▼▼▼

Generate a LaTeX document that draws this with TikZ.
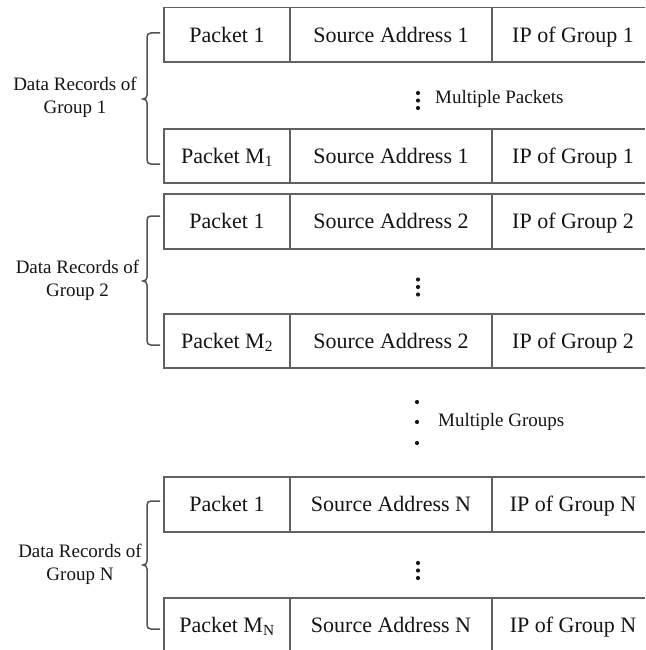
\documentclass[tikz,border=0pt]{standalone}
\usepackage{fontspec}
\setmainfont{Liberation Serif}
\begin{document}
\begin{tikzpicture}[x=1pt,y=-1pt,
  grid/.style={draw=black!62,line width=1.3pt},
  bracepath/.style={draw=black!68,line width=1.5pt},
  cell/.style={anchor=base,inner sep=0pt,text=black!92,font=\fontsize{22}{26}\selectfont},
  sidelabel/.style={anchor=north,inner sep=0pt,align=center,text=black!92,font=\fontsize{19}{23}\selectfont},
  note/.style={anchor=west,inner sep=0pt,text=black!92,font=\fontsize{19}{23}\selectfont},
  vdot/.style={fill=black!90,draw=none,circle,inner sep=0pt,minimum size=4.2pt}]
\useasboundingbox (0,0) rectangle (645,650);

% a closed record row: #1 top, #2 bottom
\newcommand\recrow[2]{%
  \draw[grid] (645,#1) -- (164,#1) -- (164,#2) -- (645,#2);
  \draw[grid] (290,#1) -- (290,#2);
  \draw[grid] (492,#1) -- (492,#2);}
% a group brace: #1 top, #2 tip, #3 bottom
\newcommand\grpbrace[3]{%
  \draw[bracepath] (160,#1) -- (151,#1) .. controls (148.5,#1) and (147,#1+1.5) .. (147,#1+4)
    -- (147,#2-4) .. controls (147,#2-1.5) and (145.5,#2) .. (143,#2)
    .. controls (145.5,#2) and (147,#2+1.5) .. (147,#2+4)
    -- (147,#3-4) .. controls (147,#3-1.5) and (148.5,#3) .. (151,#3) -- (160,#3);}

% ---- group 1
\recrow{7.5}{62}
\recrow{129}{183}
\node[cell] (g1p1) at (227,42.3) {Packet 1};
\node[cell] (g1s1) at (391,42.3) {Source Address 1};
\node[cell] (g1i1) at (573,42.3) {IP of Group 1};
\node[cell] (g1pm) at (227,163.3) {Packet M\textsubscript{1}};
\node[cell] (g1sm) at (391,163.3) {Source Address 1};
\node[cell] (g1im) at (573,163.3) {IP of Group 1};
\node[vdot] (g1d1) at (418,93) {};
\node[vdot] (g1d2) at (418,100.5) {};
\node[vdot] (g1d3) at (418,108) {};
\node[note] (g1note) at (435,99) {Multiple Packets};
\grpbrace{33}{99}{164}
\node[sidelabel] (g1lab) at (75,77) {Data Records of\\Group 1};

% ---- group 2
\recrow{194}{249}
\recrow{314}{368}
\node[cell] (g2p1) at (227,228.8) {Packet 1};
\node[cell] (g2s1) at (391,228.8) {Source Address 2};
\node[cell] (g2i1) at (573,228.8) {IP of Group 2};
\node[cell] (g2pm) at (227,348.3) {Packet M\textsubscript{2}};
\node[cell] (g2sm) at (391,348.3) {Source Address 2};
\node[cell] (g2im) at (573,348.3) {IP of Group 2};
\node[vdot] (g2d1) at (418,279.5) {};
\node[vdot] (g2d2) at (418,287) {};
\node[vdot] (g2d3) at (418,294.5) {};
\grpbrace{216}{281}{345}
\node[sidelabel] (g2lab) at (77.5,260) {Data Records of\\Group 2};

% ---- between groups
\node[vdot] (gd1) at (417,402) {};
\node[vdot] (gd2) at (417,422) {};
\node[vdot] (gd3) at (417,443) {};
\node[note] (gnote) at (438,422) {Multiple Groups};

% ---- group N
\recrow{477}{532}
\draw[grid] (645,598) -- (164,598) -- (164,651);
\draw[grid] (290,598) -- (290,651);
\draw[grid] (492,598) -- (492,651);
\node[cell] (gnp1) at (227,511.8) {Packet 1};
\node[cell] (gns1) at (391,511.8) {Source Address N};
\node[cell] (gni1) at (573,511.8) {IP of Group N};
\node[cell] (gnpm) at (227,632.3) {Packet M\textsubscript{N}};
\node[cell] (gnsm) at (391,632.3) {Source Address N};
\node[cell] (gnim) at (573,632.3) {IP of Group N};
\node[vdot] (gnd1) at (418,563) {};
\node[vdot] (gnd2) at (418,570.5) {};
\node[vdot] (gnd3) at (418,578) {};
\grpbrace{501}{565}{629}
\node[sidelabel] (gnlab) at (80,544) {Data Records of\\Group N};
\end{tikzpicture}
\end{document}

▲▲▲

Repeat the material above verbatim, with no pictures in the output.

RESPONSE TO THIS EXERCISE ▸
Generate a LaTeX document that draws this with TikZ.
\documentclass[tikz,border=0pt]{standalone}
\usepackage{fontspec}
\setmainfont{Liberation Serif}
\begin{document}
\begin{tikzpicture}[x=1pt,y=-1pt,
  grid/.style={draw=black!62,line width=1.3pt},
  bracepath/.style={draw=black!68,line width=1.5pt},
  cell/.style={anchor=base,inner sep=0pt,text=black!92,font=\fontsize{22}{26}\selectfont},
  sidelabel/.style={anchor=north,inner sep=0pt,align=center,text=black!92,font=\fontsize{19}{23}\selectfont},
  note/.style={anchor=west,inner sep=0pt,text=black!92,font=\fontsize{19}{23}\selectfont},
  vdot/.style={fill=black!90,draw=none,circle,inner sep=0pt,minimum size=4.2pt}]
\useasboundingbox (0,0) rectangle (645,650);

% a closed record row: #1 top, #2 bottom
\newcommand\recrow[2]{%
  \draw[grid] (645,#1) -- (164,#1) -- (164,#2) -- (645,#2);
  \draw[grid] (290,#1) -- (290,#2);
  \draw[grid] (492,#1) -- (492,#2);}
% a group brace: #1 top, #2 tip, #3 bottom
\newcommand\grpbrace[3]{%
  \draw[bracepath] (160,#1) -- (151,#1) .. controls (148.5,#1) and (147,#1+1.5) .. (147,#1+4)
    -- (147,#2-4) .. controls (147,#2-1.5) and (145.5,#2) .. (143,#2)
    .. controls (145.5,#2) and (147,#2+1.5) .. (147,#2+4)
    -- (147,#3-4) .. controls (147,#3-1.5) and (148.5,#3) .. (151,#3) -- (160,#3);}

% ---- group 1
\recrow{7.5}{62}
\recrow{129}{183}
\node[cell] (g1p1) at (227,42.3) {Packet 1};
\node[cell] (g1s1) at (391,42.3) {Source Address 1};
\node[cell] (g1i1) at (573,42.3) {IP of Group 1};
\node[cell] (g1pm) at (227,163.3) {Packet M\textsubscript{1}};
\node[cell] (g1sm) at (391,163.3) {Source Address 1};
\node[cell] (g1im) at (573,163.3) {IP of Group 1};
\node[vdot] (g1d1) at (418,93) {};
\node[vdot] (g1d2) at (418,100.5) {};
\node[vdot] (g1d3) at (418,108) {};
\node[note] (g1note) at (435,99) {Multiple Packets};
\grpbrace{33}{99}{164}
\node[sidelabel] (g1lab) at (75,77) {Data Records of\\Group 1};

% ---- group 2
\recrow{194}{249}
\recrow{314}{368}
\node[cell] (g2p1) at (227,228.8) {Packet 1};
\node[cell] (g2s1) at (391,228.8) {Source Address 2};
\node[cell] (g2i1) at (573,228.8) {IP of Group 2};
\node[cell] (g2pm) at (227,348.3) {Packet M\textsubscript{2}};
\node[cell] (g2sm) at (391,348.3) {Source Address 2};
\node[cell] (g2im) at (573,348.3) {IP of Group 2};
\node[vdot] (g2d1) at (418,279.5) {};
\node[vdot] (g2d2) at (418,287) {};
\node[vdot] (g2d3) at (418,294.5) {};
\grpbrace{216}{281}{345}
\node[sidelabel] (g2lab) at (77.5,260) {Data Records of\\Group 2};

% ---- between groups
\node[vdot] (gd1) at (417,402) {};
\node[vdot] (gd2) at (417,422) {};
\node[vdot] (gd3) at (417,443) {};
\node[note] (gnote) at (438,422) {Multiple Groups};

% ---- group N
\recrow{477}{532}
\draw[grid] (645,598) -- (164,598) -- (164,651);
\draw[grid] (290,598) -- (290,651);
\draw[grid] (492,598) -- (492,651);
\node[cell] (gnp1) at (227,511.8) {Packet 1};
\node[cell] (gns1) at (391,511.8) {Source Address N};
\node[cell] (gni1) at (573,511.8) {IP of Group N};
\node[cell] (gnpm) at (227,632.3) {Packet M\textsubscript{N}};
\node[cell] (gnsm) at (391,632.3) {Source Address N};
\node[cell] (gnim) at (573,632.3) {IP of Group N};
\node[vdot] (gnd1) at (418,563) {};
\node[vdot] (gnd2) at (418,570.5) {};
\node[vdot] (gnd3) at (418,578) {};
\grpbrace{501}{565}{629}
\node[sidelabel] (gnlab) at (80,544) {Data Records of\\Group N};
\end{tikzpicture}
\end{document}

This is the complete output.